Maria Ressa on how social media can destabilize democracy and journalism


Social media platforms have assumed the role of news distribution sources, but have largely rejected the affiliated gatekeeper role of fact-checking the content they allow on their sites. This abdication has led to the rise of fake news, disinformation and propaganda. 

In this episode of Big Tech, co-hosts David Skok and Taylor Owen spoke with journalist and Rappler founder Maria Ressa, just days before her conviction in a high-profile cyber-libel case against her, as well as her colleague Reynaldo Santos Jr. and Rappler Inc. as a whole. On Monday, June 15, the Manila Regional Trial Court Branch 46 ruled that Ressa and Santos Jr. were liable, but that Rappler as a company was not. 

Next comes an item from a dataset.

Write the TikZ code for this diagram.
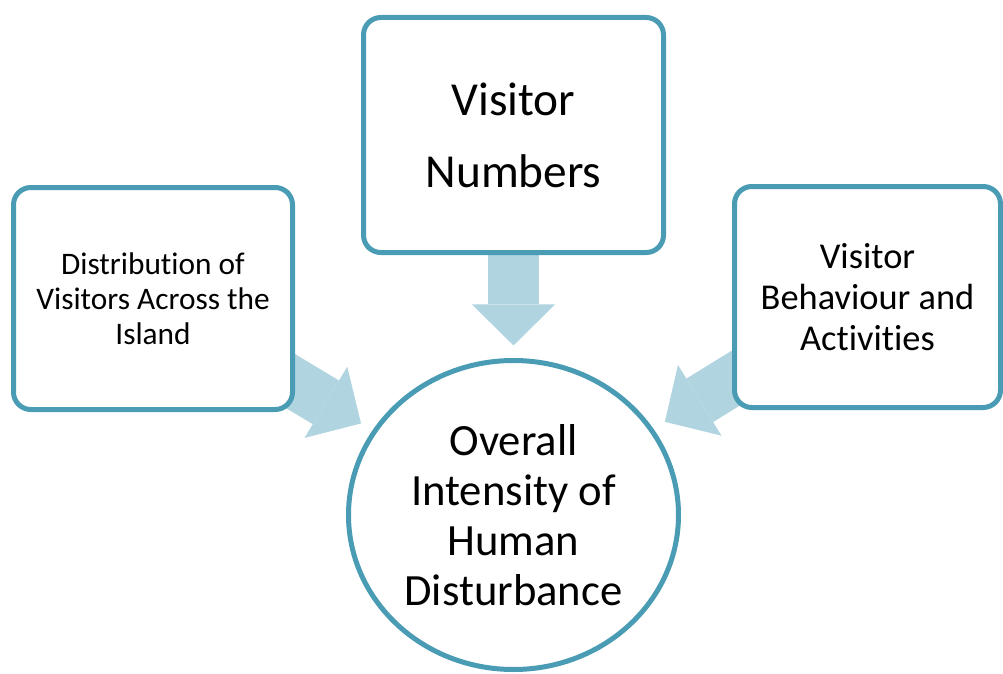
\documentclass[tikz,border=0pt]{standalone}
\usepackage{fontspec}
\setmainfont{Carlito}[Ligatures=NoCommon]
\usetikzlibrary{shapes.geometric,arrows.meta,backgrounds}

\definecolor{rimblue}{RGB}{74,156,181}
\definecolor{arrowblue}{RGB}{176,212,224}

\tikzset{
	factorbox/.style={draw=rimblue, line width=3.75pt, fill=white, rounded corners=13pt, align=center, inner sep=0pt},
	fatarrow/.style={arrowblue, line width=38.25pt, -{Triangle[width=62.25pt,length=30.75pt,line width=0pt]}},
}

\begin{document}
\begin{tikzpicture}[x=0.75pt,y=-0.75pt]
		\useasboundingbox (0,0) rectangle (1003,674);
		
		% the three factors
		\node[factorbox, minimum width=225pt, minimum height=176.25pt,
			font=\fontsize{35.5}{54}\selectfont] (numbers) at (513.5,135)
			{Visitor\\Numbers};
		\node[factorbox, minimum width=209.25pt, minimum height=166.5pt,
			font=\fontsize{23.5}{26.25}\selectfont] (spread) at (153,298.5)
			{Distribution of\\Visitors Across the\\Island};
		\node[factorbox, minimum width=199.5pt, minimum height=165.75pt,
			font=\fontsize{27.3}{30.75}\selectfont] (behaviour) at (867.5,297)
			{Visitor\\Behaviour and\\Activities};
		
		% the result
		\node[ellipse, draw=rimblue, line width=3.75pt, fill=white, inner sep=0pt, align=center,
			minimum width=247.5pt, minimum height=231.75pt,
			font=\fontsize{33.5}{37.5}\selectfont] (intensity) at (513.5,515)
			{Overall\\Intensity of\\Human\\Disturbance};
		
		\begin{scope}[on background layer]
			\draw[fatarrow, shorten >=9.4pt] (numbers) -- (intensity);
			\draw[fatarrow, shorten >=10pt] (spread.center) -- (intensity);
			\draw[fatarrow, shorten >=10pt] (behaviour.center) -- (intensity);
		\end{scope}
		
	\end{tikzpicture}
\end{document}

This case is viewed in the larger context as an attack on journalistic freedoms protected under the Filipino Constitution. Ressa has repeatedly come under fire by the Duterte government for calling out what she sees as illiberal-leaning and propaganda. Facebook was a key component of President Rodrigo Duterte’s election in 2016. Ressa explained, “On Facebook, a lie told a million times becomes a fact.” The disinformation that spreads on social media platforms is having real-world impacts on how citizens view democratic institutions. “If you debate the facts, you can’t have integrity of markets. You can’t have integrity of elections….This is democracy’s death by a thousand cuts,” said Ressa.